When unboxing the recently launched Honor 70, something immediately caught my attention. The phone looked remarkably like the Huawei nova 10. Even the way the phones are packed is identical. The dimensions are a little different, but by mere millimetres. Both phones come with a screen guard and protective cover. The boxes contain similar-looking chargers, the only difference being the Huawei logo and the Honor logo. Besides the external similarities, a quick comparison on GSMArena.com showed that the phones use similar components and offer similar performance.
The big difference: the Honor connects to the Google Play Store, which is barred to Huawei due to the 2019 ban by the United States government on some organisations in the US from doing business with Huawei. The Chinese company then spun off its Honor division into an independent business, at this stage unaffected by the ban, but the move partly explaining the similarity in technology.
The Honor 70 comes with a pre-installed screen guard, a protective cover, a USB-C charger and cable. Setting it up is much the same as any other Android phone, but there are a few extra security features. One enters a six digit code to unlock the phone. Then register fingerprints and, finally, let the phone scan one’s face for facial recognition. Previously, when I used phones needing facial recognition and fingerprints, I found they soon forgot what my face looked like or failed to pick up my fingerprints. Not with the Honor. It worked first time, every time.
If data and apps have been backed up to Google, reinstalling them on the Honor is a quick task. Enter the Google username and password and all previously installed apps are downloaded to the phone.
The large OLED 6,67” display makes rearranging and grouping shortcuts easy, and it works seamlessly with the three rear and one front camera.
The phone supports NFC (near-field communication), so one can transfer information from an older device to the Honor without using any data. NFC also allows the phone to be charged wirelessly. It uses Honor’s Magic UI 6.0 platform, based on the Android 12 operating system. Under the hood is 256GB storage with 10GB of RAM, which is all powered by a Qualcomm Snapdragon 778G Plus CPU. The result is that most apps run flawlessly with no lag or buffering. This also holds true when numerous apps are running simultaneously.
Other features include:
– A 4 800 mAh battery. Using fast charging, the battery will reach 60% in just 15 minutes.
– Dual SIM capabilities.
– A max screen resolution of 2 400X1 080.
– A selfie camera offering a resolution of 50MP and three rear cameras with resolutions of 54MP, 50MP and 8MP with a dual LED flash.
On the cameras, the Honor has a few tricks up it sleeve. Besides standard filters, low-light mode and the ability to sharpen images, the phone allows one to use the front and rear cameras at the same time for videos and pictures – a feature increasinly offered in handsets targeting the youth market.

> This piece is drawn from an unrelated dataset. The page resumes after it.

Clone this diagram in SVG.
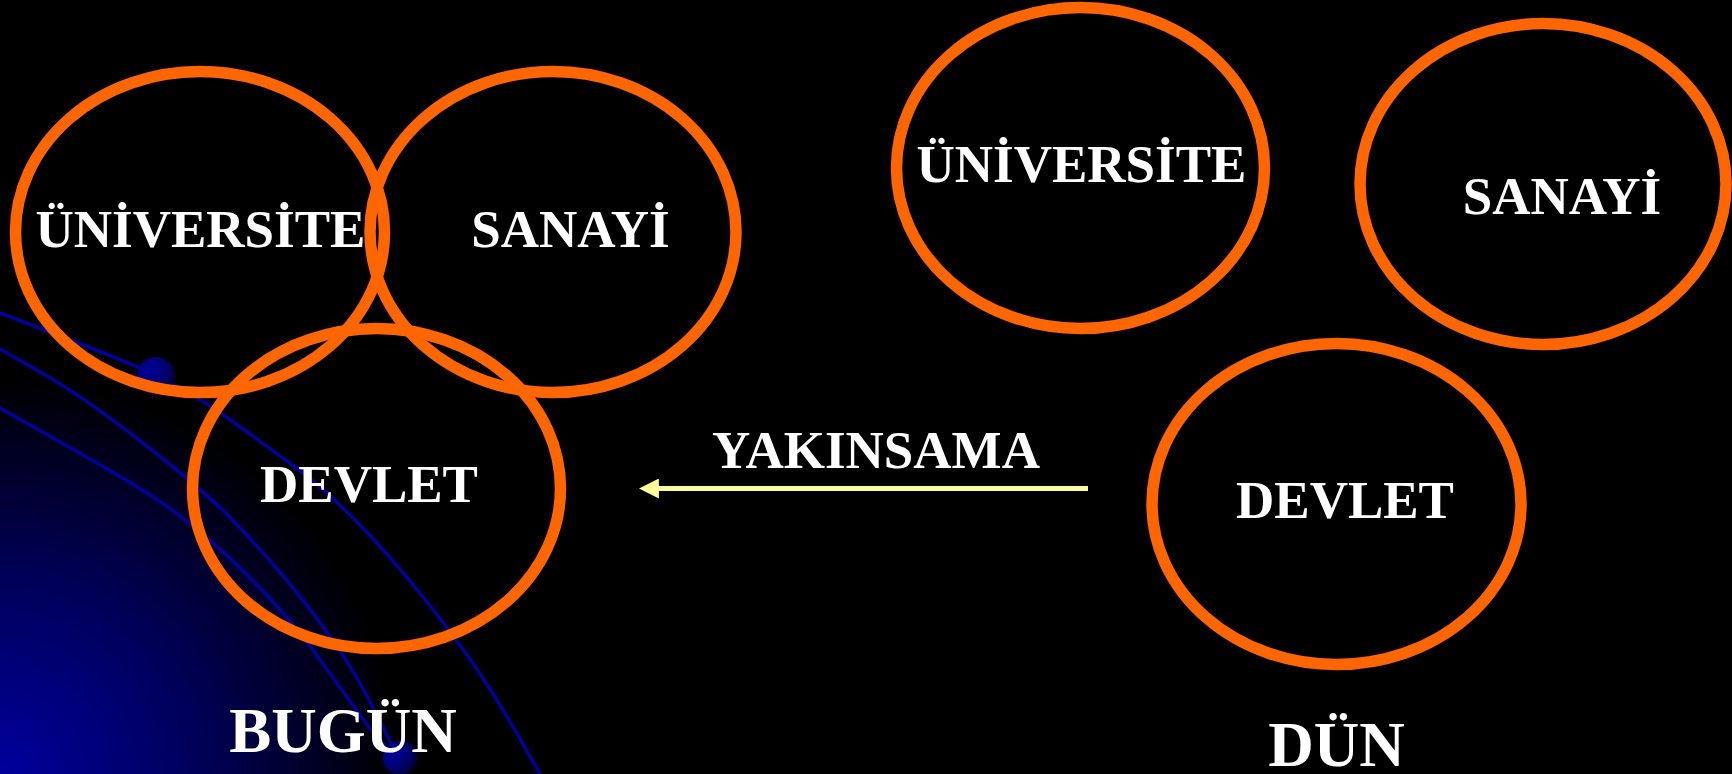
<svg xmlns="http://www.w3.org/2000/svg" width="1732" height="774" viewBox="0 0 1732 774">
  <defs>
    <radialGradient id="glow" gradientUnits="userSpaceOnUse" cx="0" cy="774" r="400">
      <stop offset="0" stop-color="#00009E"/>
      <stop offset="0.5" stop-color="#000058"/>
      <stop offset="1" stop-color="#000000"/>
    </radialGradient>
    <radialGradient id="ball" cx="0.3" cy="0.35" r="0.75">
      <stop offset="0" stop-color="#00009A"/>
      <stop offset="0.6" stop-color="#000070"/>
      <stop offset="1" stop-color="#000030"/>
    </radialGradient>
    <marker id="arrowhead" markerUnits="userSpaceOnUse" markerWidth="20" markerHeight="20" viewBox="0 0 18 18" refX="8" refY="9" orient="auto">
      <polygon points="0,0 18,9 0,18" fill="#FFFF99"/>
    </marker>
    <style>
      .ring { fill: none; stroke: #FF6600; stroke-width: 11.5; }
      .lbl { font-family: "Liberation Serif", "Times New Roman", serif; font-weight: bold; font-size: 53px; fill: #FFFFFF; text-anchor: middle; }
      .big { font-size: 63px; }
      .orbit { fill: none; stroke: #00009A; stroke-width: 3.5; stroke-linecap: round; stroke-linejoin: round; }
    </style>
  </defs>

  <rect x="0" y="0" width="1732" height="774" fill="#000000"/>
  <rect x="0" y="300" width="500" height="474" fill="url(#glow)"/>

  <g id="decor">
    <path class="orbit" d="M0,313 L68,339 Q136,365 167.5,381 Q199,397 233.5,422 Q268,447 297,468.5 Q326,490 358.5,523.5 Q391,557 421.5,595 Q452,633 475,666.5 Q498,700 519,737 L540,774"/>
    <path class="orbit" d="M0,349 L42,373 Q84,397 145.5,445 Q207,493 234,521.5 Q261,550 283.5,576.5 Q306,603 329,635 Q352,667 367.5,697 Q383,727 398,757"/>
    <path class="orbit" d="M0,408 L46,434 Q92,460 128.5,481.5 Q165,503 195.5,528 Q226,553 258.5,586.5 Q291,620 314,651.5 Q337,683 360,715 Q383,747 398,757"/>
    <circle cx="156" cy="376" r="19" fill="url(#ball)"/>
    <circle cx="400" cy="758" r="17" fill="url(#ball)"/>
  </g>

  <g id="bugun-universite">
    <ellipse class="ring" cx="200" cy="232" rx="184.5" ry="160.5"/>
    <text class="lbl" x="200.5" y="247">ÜNİVERSİTE</text>
  </g>
  <g id="bugun-sanayi">
    <ellipse class="ring" cx="553" cy="232" rx="183" ry="160.5"/>
    <text class="lbl" x="570.5" y="247">SANAYİ</text>
  </g>
  <g id="bugun-devlet">
    <ellipse class="ring" cx="376.5" cy="488.5" rx="184" ry="160"/>
    <text class="lbl" x="369" y="502">DEVLET</text>
  </g>
  <g id="bugun-label">
    <text class="lbl big" x="343" y="752">BUGÜN</text>
  </g>

  <g id="dun-universite">
    <ellipse class="ring" cx="1080.5" cy="168" rx="184" ry="160.5"/>
    <text class="lbl" x="1081.5" y="182">ÜNİVERSİTE</text>
  </g>
  <g id="dun-sanayi">
    <ellipse class="ring" cx="1543" cy="184" rx="183" ry="160.5"/>
    <text class="lbl" x="1562" y="214">SANAYİ</text>
  </g>
  <g id="dun-devlet">
    <ellipse class="ring" cx="1336.5" cy="504" rx="184.5" ry="160.5"/>
    <text class="lbl" x="1345" y="518">DEVLET</text>
  </g>
  <g id="dun-label">
    <text class="lbl big" x="1336.5" y="766">DÜN</text>
  </g>

  <g id="connectors">
    <line x1="1088" y1="488.5" x2="650" y2="488.5" stroke="#FFFF99" stroke-width="5" marker-end="url(#arrowhead)"/>
    <text class="lbl" x="876" y="468">YAKINSAMA</text>
  </g>
</svg>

The only issue I had was with the volume rocker and power button. Both are on the right-hand side of the phone and are so close that I couldn’t always differentiate between them. This meant that I sometimes turned off the phone when I just wanted to lower the volume.
The Honor 70 is an elegant and very capable smartphone that won’t shy away from hard work. It has a decent battery life and great cameras. The fact that it comes with a charger and charging cable, unlike some of its competitors, is the cherry on the top.
Expect to pay: R15,800
Stockists: Takealot.com and most reputable cellular retail outlets.